>> Start Available data

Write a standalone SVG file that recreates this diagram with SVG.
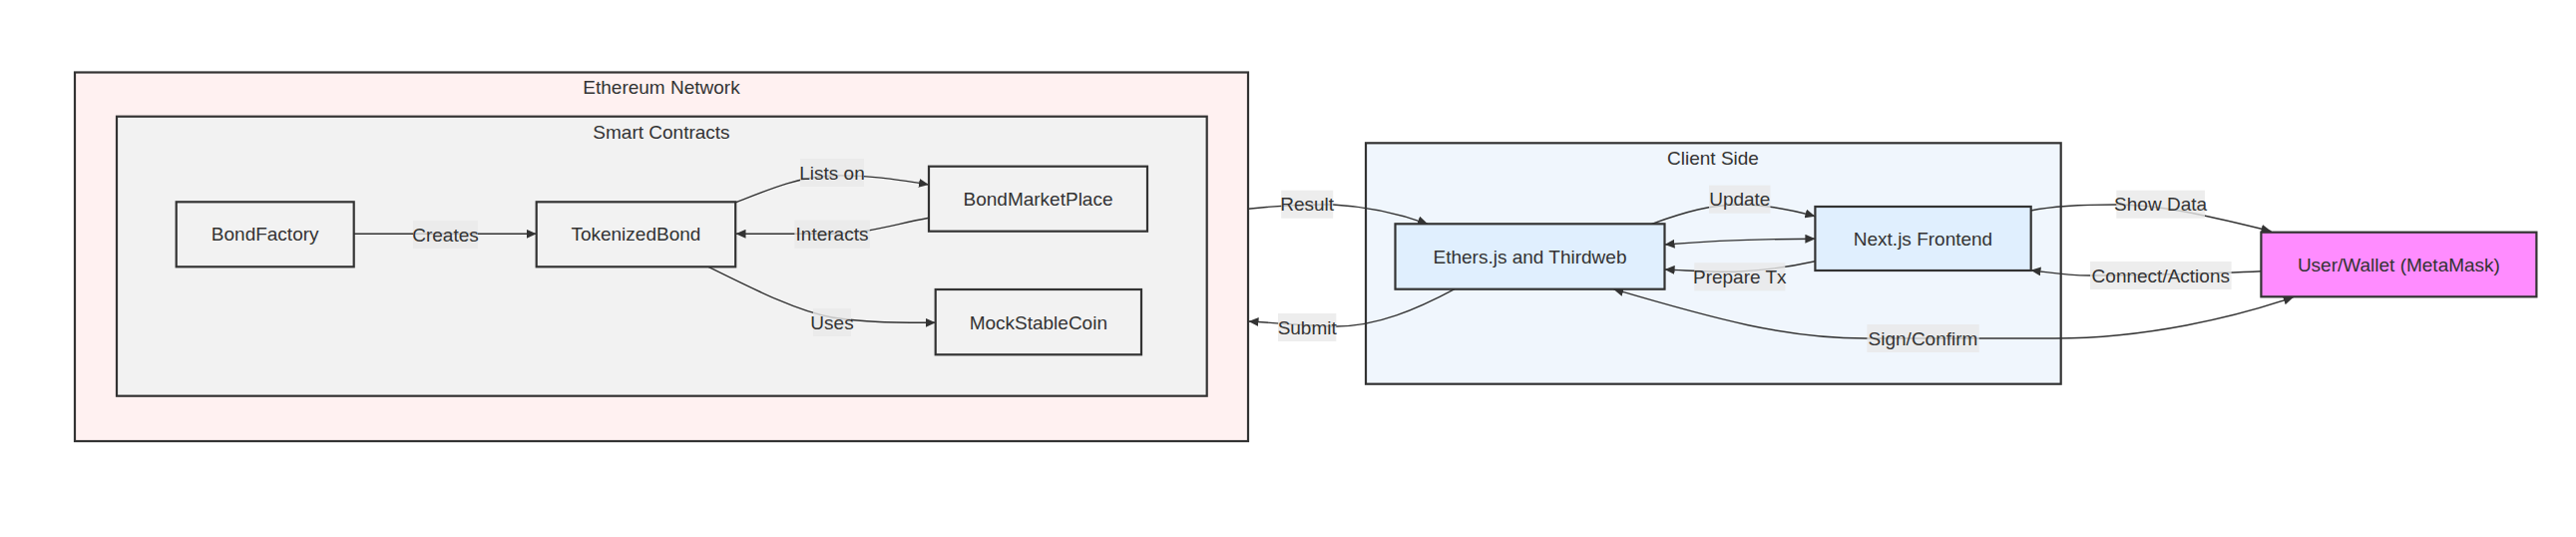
<svg xmlns="http://www.w3.org/2000/svg" width="2582" height="538" viewBox="0 0 2582 538">
<defs>
<style>
.cluster{stroke:#333;stroke-width:2.2}
.node{stroke:#333;stroke-width:2.2}
.t{font-family:"Liberation Sans",Arial,sans-serif;font-size:19px;fill:#333;text-anchor:middle}
.e{fill:none;stroke:#333;stroke-width:1.4}
.lb{fill:rgba(232,232,232,0.8)}
</style>
<marker id="arr" viewBox="0 0 10 9" refX="10" refY="4.5" markerWidth="10" markerHeight="9" markerUnits="userSpaceOnUse" orient="auto-start-reverse">
<path d="M0,0 L10,4.5 L0,9 z" fill="#333"/>
</marker>
</defs>
<rect width="2582" height="538" fill="#ffffff"/>

<g id="cluster-ethereum">
<rect class="cluster" x="75" y="72.5" width="1176" height="369.5" fill="#fff1f1"/>
<text class="t" x="663" y="93.5">Ethereum Network</text>
</g>
<g id="cluster-smart">
<rect class="cluster" x="117" y="116.7" width="1092.7" height="280" fill="#f2f2f2"/>
<text class="t" x="663" y="138.5">Smart Contracts</text>
</g>
<g id="cluster-client">
<rect class="cluster" x="1369" y="143.3" width="696.7" height="241.4" fill="#f0f6fd"/>
<text class="t" x="1717" y="164.5">Client Side</text>
</g>

<g id="connectors">
<path class="e" d="M355,234.3 L537.7,234.3" marker-end="url(#arr)"/>
<path class="e" d="M737,203 C770,190 800,177 834,176 C870,175 900,180 931,185" marker-end="url(#arr)"/>
<path class="e" d="M931,218.3 C895,225 870,234 834,234.3 L737.5,234.3" marker-end="url(#arr)"/>
<path class="e" d="M710,267.3 C760,292 800,312 834,318 C865,323 895,323.3 937.7,323.3" marker-end="url(#arr)"/>
<path class="e" d="M1458,289.7 C1420,310 1380,327 1340,327 C1310,327 1290,324 1251.5,322" marker-end="url(#arr)"/>
<path class="e" d="M1251,209.3 C1280,206 1300,204.5 1336,205 C1375,207 1405,215 1431,224.3" marker-end="url(#arr)"/>
<path class="e" d="M1655.6,224.3 C1690,212 1715,205 1744,205 C1770,205 1795,210 1819.4,216.7" marker-end="url(#arr)"/>
<path class="e" d="M1668.6,245 C1720,241 1760,239.3 1819.4,239.3" marker-start="url(#arr)" marker-end="url(#arr)"/>
<path class="e" d="M1819.4,261.7 C1800,266 1780,270 1744,272 C1720,273 1695,271 1668.6,270" marker-end="url(#arr)"/>
<path class="e" d="M2035.5,211 C2060,206 2090,205 2121,205 C2170,205 2220,218 2276.5,231.7" marker-end="url(#arr)"/>
<path class="e" d="M2266.4,271.7 C2220,274 2120,276 2095,276 C2070,276 2055,273 2035.5,270.7" marker-end="url(#arr)"/>
<path class="e" d="M2298.7,297.7 C2240,318 2150,339 2060,339 L1870,339 C1790,339 1720,320 1617.3,289.7" marker-start="url(#arr)" marker-end="url(#arr)"/>

<rect class="lb" x="414" y="221" width="65" height="28"/>
<text class="t" x="446.5" y="241.5">Creates</text>
<rect class="lb" x="802" y="159" width="64" height="28"/>
<text class="t" x="834" y="179.5">Lists on</text>
<rect class="lb" x="796.4" y="220.7" width="75.4" height="28"/>
<text class="t" x="834" y="241.2">Interacts</text>
<rect class="lb" x="815" y="309" width="38" height="28"/>
<text class="t" x="834" y="329.5">Uses</text>
<rect class="lb" x="1284.2" y="190.7" width="52" height="28"/>
<text class="t" x="1310.2" y="211.2">Result</text>
<rect class="lb" x="1281" y="314" width="58.3" height="28"/>
<text class="t" x="1310.2" y="334.5">Submit</text>
<rect class="lb" x="1713" y="185.7" width="61.5" height="28"/>
<text class="t" x="1743.8" y="206.2">Update</text>
<rect class="lb" x="1698.3" y="263.3" width="91" height="28"/>
<text class="t" x="1743.8" y="283.8">Prepare Tx</text>
<rect class="lb" x="2121.3" y="190.7" width="88.7" height="28"/>
<text class="t" x="2165.6" y="211.2">Show Data</text>
<rect class="lb" x="2095" y="262" width="141.6" height="28"/>
<text class="t" x="2165.8" y="282.5">Connect/Actions</text>
<rect class="lb" x="1871.4" y="325" width="112.3" height="28"/>
<text class="t" x="1927.5" y="345.5">Sign/Confirm</text>
</g>

<g id="node-bondfactory">
<rect class="node" x="176.7" y="202.3" width="178" height="65" fill="#f2f2f2"/>
<text class="t" x="265.7" y="241">BondFactory</text>
</g>
<g id="node-tokenizedbond">
<rect class="node" x="537.7" y="202.3" width="199.5" height="65" fill="#f2f2f2"/>
<text class="t" x="637.4" y="241">TokenizedBond</text>
</g>
<g id="node-bondmarketplace">
<rect class="node" x="931" y="166.7" width="219" height="65" fill="#f2f2f2"/>
<text class="t" x="1040.5" y="205.5">BondMarketPlace</text>
</g>
<g id="node-mockstablecoin">
<rect class="node" x="937.7" y="290" width="206.3" height="65.3" fill="#f2f2f2"/>
<text class="t" x="1040.8" y="329.5">MockStableCoin</text>
</g>
<g id="node-ethers">
<rect class="node" x="1398.5" y="224.3" width="270" height="65.4" fill="#e0effe"/>
<text class="t" x="1533.5" y="263.5">Ethers.js and Thirdweb</text>
</g>
<g id="node-nextjs">
<rect class="node" x="1819.4" y="207" width="216.3" height="64" fill="#e0effe"/>
<text class="t" x="1927.5" y="245.5">Next.js Frontend</text>
</g>
<g id="node-user">
<rect class="node" x="2266.4" y="232.7" width="276" height="64.6" fill="#ff8cff"/>
<text class="t" x="2404.4" y="271.5">User/Wallet (MetaMask)</text>
</g>
</svg>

>> End Available data

### Directions
Write the full listing out again with every line unchanged, but include no pictures.

### Answer to the problem
Write a standalone SVG file that recreates this diagram with SVG.
<svg xmlns="http://www.w3.org/2000/svg" width="2582" height="538" viewBox="0 0 2582 538">
<defs>
<style>
.cluster{stroke:#333;stroke-width:2.2}
.node{stroke:#333;stroke-width:2.2}
.t{font-family:"Liberation Sans",Arial,sans-serif;font-size:19px;fill:#333;text-anchor:middle}
.e{fill:none;stroke:#333;stroke-width:1.4}
.lb{fill:rgba(232,232,232,0.8)}
</style>
<marker id="arr" viewBox="0 0 10 9" refX="10" refY="4.5" markerWidth="10" markerHeight="9" markerUnits="userSpaceOnUse" orient="auto-start-reverse">
<path d="M0,0 L10,4.5 L0,9 z" fill="#333"/>
</marker>
</defs>
<rect width="2582" height="538" fill="#ffffff"/>

<g id="cluster-ethereum">
<rect class="cluster" x="75" y="72.5" width="1176" height="369.5" fill="#fff1f1"/>
<text class="t" x="663" y="93.5">Ethereum Network</text>
</g>
<g id="cluster-smart">
<rect class="cluster" x="117" y="116.7" width="1092.7" height="280" fill="#f2f2f2"/>
<text class="t" x="663" y="138.5">Smart Contracts</text>
</g>
<g id="cluster-client">
<rect class="cluster" x="1369" y="143.3" width="696.7" height="241.4" fill="#f0f6fd"/>
<text class="t" x="1717" y="164.5">Client Side</text>
</g>

<g id="connectors">
<path class="e" d="M355,234.3 L537.7,234.3" marker-end="url(#arr)"/>
<path class="e" d="M737,203 C770,190 800,177 834,176 C870,175 900,180 931,185" marker-end="url(#arr)"/>
<path class="e" d="M931,218.3 C895,225 870,234 834,234.3 L737.5,234.3" marker-end="url(#arr)"/>
<path class="e" d="M710,267.3 C760,292 800,312 834,318 C865,323 895,323.3 937.7,323.3" marker-end="url(#arr)"/>
<path class="e" d="M1458,289.7 C1420,310 1380,327 1340,327 C1310,327 1290,324 1251.5,322" marker-end="url(#arr)"/>
<path class="e" d="M1251,209.3 C1280,206 1300,204.5 1336,205 C1375,207 1405,215 1431,224.3" marker-end="url(#arr)"/>
<path class="e" d="M1655.6,224.3 C1690,212 1715,205 1744,205 C1770,205 1795,210 1819.4,216.7" marker-end="url(#arr)"/>
<path class="e" d="M1668.6,245 C1720,241 1760,239.3 1819.4,239.3" marker-start="url(#arr)" marker-end="url(#arr)"/>
<path class="e" d="M1819.4,261.7 C1800,266 1780,270 1744,272 C1720,273 1695,271 1668.6,270" marker-end="url(#arr)"/>
<path class="e" d="M2035.5,211 C2060,206 2090,205 2121,205 C2170,205 2220,218 2276.5,231.7" marker-end="url(#arr)"/>
<path class="e" d="M2266.4,271.7 C2220,274 2120,276 2095,276 C2070,276 2055,273 2035.5,270.7" marker-end="url(#arr)"/>
<path class="e" d="M2298.7,297.7 C2240,318 2150,339 2060,339 L1870,339 C1790,339 1720,320 1617.3,289.7" marker-start="url(#arr)" marker-end="url(#arr)"/>

<rect class="lb" x="414" y="221" width="65" height="28"/>
<text class="t" x="446.5" y="241.5">Creates</text>
<rect class="lb" x="802" y="159" width="64" height="28"/>
<text class="t" x="834" y="179.5">Lists on</text>
<rect class="lb" x="796.4" y="220.7" width="75.4" height="28"/>
<text class="t" x="834" y="241.2">Interacts</text>
<rect class="lb" x="815" y="309" width="38" height="28"/>
<text class="t" x="834" y="329.5">Uses</text>
<rect class="lb" x="1284.2" y="190.7" width="52" height="28"/>
<text class="t" x="1310.2" y="211.2">Result</text>
<rect class="lb" x="1281" y="314" width="58.3" height="28"/>
<text class="t" x="1310.2" y="334.5">Submit</text>
<rect class="lb" x="1713" y="185.7" width="61.5" height="28"/>
<text class="t" x="1743.8" y="206.2">Update</text>
<rect class="lb" x="1698.3" y="263.3" width="91" height="28"/>
<text class="t" x="1743.8" y="283.8">Prepare Tx</text>
<rect class="lb" x="2121.3" y="190.7" width="88.7" height="28"/>
<text class="t" x="2165.6" y="211.2">Show Data</text>
<rect class="lb" x="2095" y="262" width="141.6" height="28"/>
<text class="t" x="2165.8" y="282.5">Connect/Actions</text>
<rect class="lb" x="1871.4" y="325" width="112.3" height="28"/>
<text class="t" x="1927.5" y="345.5">Sign/Confirm</text>
</g>

<g id="node-bondfactory">
<rect class="node" x="176.7" y="202.3" width="178" height="65" fill="#f2f2f2"/>
<text class="t" x="265.7" y="241">BondFactory</text>
</g>
<g id="node-tokenizedbond">
<rect class="node" x="537.7" y="202.3" width="199.5" height="65" fill="#f2f2f2"/>
<text class="t" x="637.4" y="241">TokenizedBond</text>
</g>
<g id="node-bondmarketplace">
<rect class="node" x="931" y="166.7" width="219" height="65" fill="#f2f2f2"/>
<text class="t" x="1040.5" y="205.5">BondMarketPlace</text>
</g>
<g id="node-mockstablecoin">
<rect class="node" x="937.7" y="290" width="206.3" height="65.3" fill="#f2f2f2"/>
<text class="t" x="1040.8" y="329.5">MockStableCoin</text>
</g>
<g id="node-ethers">
<rect class="node" x="1398.5" y="224.3" width="270" height="65.4" fill="#e0effe"/>
<text class="t" x="1533.5" y="263.5">Ethers.js and Thirdweb</text>
</g>
<g id="node-nextjs">
<rect class="node" x="1819.4" y="207" width="216.3" height="64" fill="#e0effe"/>
<text class="t" x="1927.5" y="245.5">Next.js Frontend</text>
</g>
<g id="node-user">
<rect class="node" x="2266.4" y="232.7" width="276" height="64.6" fill="#ff8cff"/>
<text class="t" x="2404.4" y="271.5">User/Wallet (MetaMask)</text>
</g>
</svg>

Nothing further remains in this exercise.